Written exercise -> Do not repeat pictures. Repeat exactly the lines of the listing below from its first line through the line with "import * as".
-- START OF Collected data --
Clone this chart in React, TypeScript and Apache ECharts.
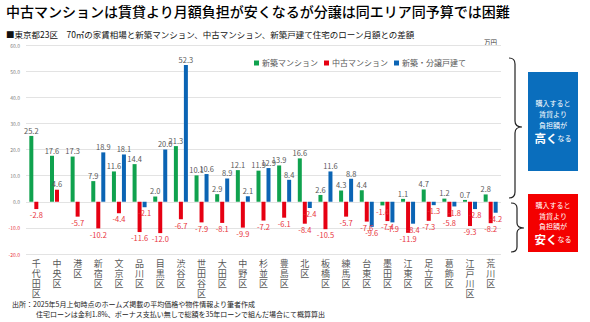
import React, { useEffect, useRef } from "react";
import * as echarts from "echarts";

const categories = ["千代田区", "中央区", "港区", "新宿区", "文京区", "品川区", "目黒区", "渋谷区", "世田谷区", "大田区", "中野区", "杉並区", "豊島区", "北区", "板橋区", "練馬区", "台東区", "墨田区", "江東区", "足立区", "葛飾区", "江戸川区", "荒川区"];
const newMansion = [25.2, 17.6, 17.3, 7.9, 11.6, 14.4, 2.0, 21.3, 10.1, 2.9, 12.1, 11.9, 13.9, 16.6, 2.6, 4.3, 4.4, -1.4, 1.1, 4.7, 1.2, 0.7, 2.8];
const usedMansion = [-2.8, 4.6, -5.7, -10.2, -4.4, -11.6, -12.0, -6.7, -7.9, -8.1, -9.9, -7.2, -6.1, -8.4, -10.5, -5.7, -7.6, -7.4, -11.9, -7.3, -5.8, -9.3, -8.2];
const newHouse: (number | null)[] = [null, null, null, 18.9, 18.1, -2.1, 20.0, 52.3, 10.6, 8.9, 2.1, 12.9, 8.4, -2.4, 11.6, 8.8, -9.6, -7.9, -8.4, -1.3, -1.8, -2.8, -4.2];
const seriesNames = ["新築マンション", "中古マンション", "新築・分譲戸建て"];
const seriesColors = ["#10a24e", "#e60012", "#0b64b4"];

const FONT = "'Noto Sans CJK JP', 'Noto Sans', sans-serif";
const POS_LABEL = "#595959";
const NEG_LABEL = "#e8343c";

const braceUp = "M509,58 Q515,58 515,64 L515,121 Q515,127 522,127 Q515,127 515,133 L515,192 Q515,198 509,198";
const braceDown = "M511,203 Q517,203 517,208 L517,223 Q517,228 524,228 Q517,228 517,233 L517,247 Q517,252 511,252";

let registered = false;
function registerShapes() {
  if (registered) return;
  echarts.graphic.registerShape("braceUp", echarts.graphic.extendPath(braceUp, {}) as any);
  echarts.graphic.registerShape("braceDown", echarts.graphic.extendPath(braceDown, {}) as any);
  registered = true;
}

function toItems(arr: (number | null)[]) {
  return arr.map((v) => {
    if (v === null) return "-";
    const neg = v < 0;
    return {
      value: v,
      label: {
        position: neg ? "bottom" : "top",
        color: neg ? NEG_LABEL : POS_LABEL,
      },
    };
  });
}

export default function App() {
  const ref = useRef<HTMLDivElement>(null);
  useEffect(() => {
    if (!ref.current) return;
    registerShapes();
    const chart = echarts.init(ref.current, null, { renderer: "svg" });
    const dataSets = [newMansion, usedMansion, newHouse];
    const boxText = (word: string) => `購入すると\n賃貸より\n負担額が\n{big|${word}}{small|なる}`;
    chart.setOption({
      animation: false,
      textStyle: { fontFamily: FONT },
      legend: {
        data: seriesNames,
        left: 249,
        top: 54,
        itemWidth: 5,
        itemHeight: 5,
        itemGap: 6,
        icon: "rect",
        textStyle: { fontSize: 8, color: "#595959", fontFamily: FONT, padding: [0, 0, 0, -2] },
      },
      grid: { left: 26, right: 89, top: 45, bottom: 68, containLabel: false },
      xAxis: {
        type: "category",
        data: categories,
        axisLine: { show: false },
        axisTick: { show: false },
        axisLabel: {
          interval: 0,
          margin: 4,
          fontSize: 9,
          lineHeight: 10,
          color: "#595959",
          fontFamily: FONT,
          verticalAlign: "top",
          formatter: (v: string) => v.split("").join("\n"),
        },
      },
      yAxis: {
        type: "value",
        min: -20,
        max: 60,
        interval: 10,
        axisLine: { show: false },
        axisTick: { show: false },
        splitLine: { lineStyle: { color: "#e3e3e3", width: 1 } },
        axisLabel: {
          fontSize: 5,
          margin: 6,
          fontFamily: FONT,
          formatter: (v: number) => v.toFixed(1),
          color: (v: any) => (Number(v) < 0 ? NEG_LABEL : "#808080"),
        },
      },
      series: dataSets.map((arr, i) => ({
        name: seriesNames[i],
        type: "bar",
        data: toItems(arr),
        barWidth: 4,
        barGap: "25%",
        itemStyle: { color: seriesColors[i] },
        label: {
          show: true,
          fontSize: 7.5,
          distance: 2,
          fontFamily: FONT,
          formatter: (p: any) => Number(p.value).toFixed(1),
        },
      })),
      graphic: [
        {
          type: "text",
          left: 6,
          top: 4,
          style: { text: "中古マンションは賃貸より月額負担が安くなるが分譲は同エリア同予算では困難", fontSize: 14, fontWeight: 500, fill: "#000", fontFamily: FONT },
        },
        {
          type: "text",
          left: 6,
          top: 30,
          style: { text: "■東京都23区　70㎡の家賃相場と新築マンション、中古マンション、新築戸建て住宅のローン月額との差額", fontSize: 8.5, fill: "#111", fontFamily: FONT },
        },
        {
          type: "text",
          left: 484,
          top: 39,
          style: { text: "万円", fontSize: 6.5, fill: "#404040", fontFamily: FONT },
        },
        { type: "braceUp", x: 0, y: 0, style: { stroke: "#222", fill: "none", lineWidth: 1.2 } },
        { type: "braceDown", x: 0, y: 0, style: { stroke: "#222", fill: "none", lineWidth: 1.2 } },
        { type: "rect", shape: { x: 528, y: 72, width: 50, height: 99 }, style: { fill: "#0a6ebd" } },
        { type: "rect", shape: { x: 528, y: 194, width: 50, height: 58 }, style: { fill: "#f40000" } },
        {
          type: "text",
          x: 553,
          y: 121,
          style: {
            text: boxText("高く"),
            fill: "#fff",
            fontSize: 7,
            lineHeight: 11,
            align: "center",
            verticalAlign: "middle",
            fontFamily: FONT,
            rich: {
              big: { fontSize: 11.5, fontWeight: "bold", fill: "#fff", lineHeight: 15, fontFamily: FONT },
              small: { fontSize: 7, fill: "#fff", lineHeight: 15, fontFamily: FONT },
            },
          },
        },
        {
          type: "text",
          x: 553,
          y: 223,
          style: {
            text: boxText("安く"),
            fill: "#fff",
            fontSize: 7,
            lineHeight: 10.5,
            align: "center",
            verticalAlign: "middle",
            fontFamily: FONT,
            rich: {
              big: { fontSize: 11.5, fontWeight: "bold", fill: "#fff", lineHeight: 15, fontFamily: FONT },
              small: { fontSize: 7, fill: "#fff", lineHeight: 15, fontFamily: FONT },
            },
          },
        },
        {
          type: "text",
          left: 12,
          top: 300,
          style: { text: "出所：2025年5月上旬時点のホームズ掲載の平均価格や物件情報より筆者作成", fontSize: 7, fill: "#222", fontFamily: FONT },
        },
        {
          type: "text",
          left: 36,
          top: 310,
          style: { text: "住宅ローンは金利1.8%、ボーナス支払い無しで総額を35年ローンで組んだ場合にて概算算出", fontSize: 7, fill: "#222", fontFamily: FONT },
        },
      ],
    });
    return () => chart.dispose();
  }, []);
  return <div ref={ref} style={{ position: "fixed", left: 0, top: 0, width: 590, height: 322, background: "#fff" }} />;
}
-- END OF Collected data --
Solution below ->
Clone this chart in React, TypeScript and Apache ECharts.
import React, { useEffect, useRef } from "react";
import * as echarts from "echarts";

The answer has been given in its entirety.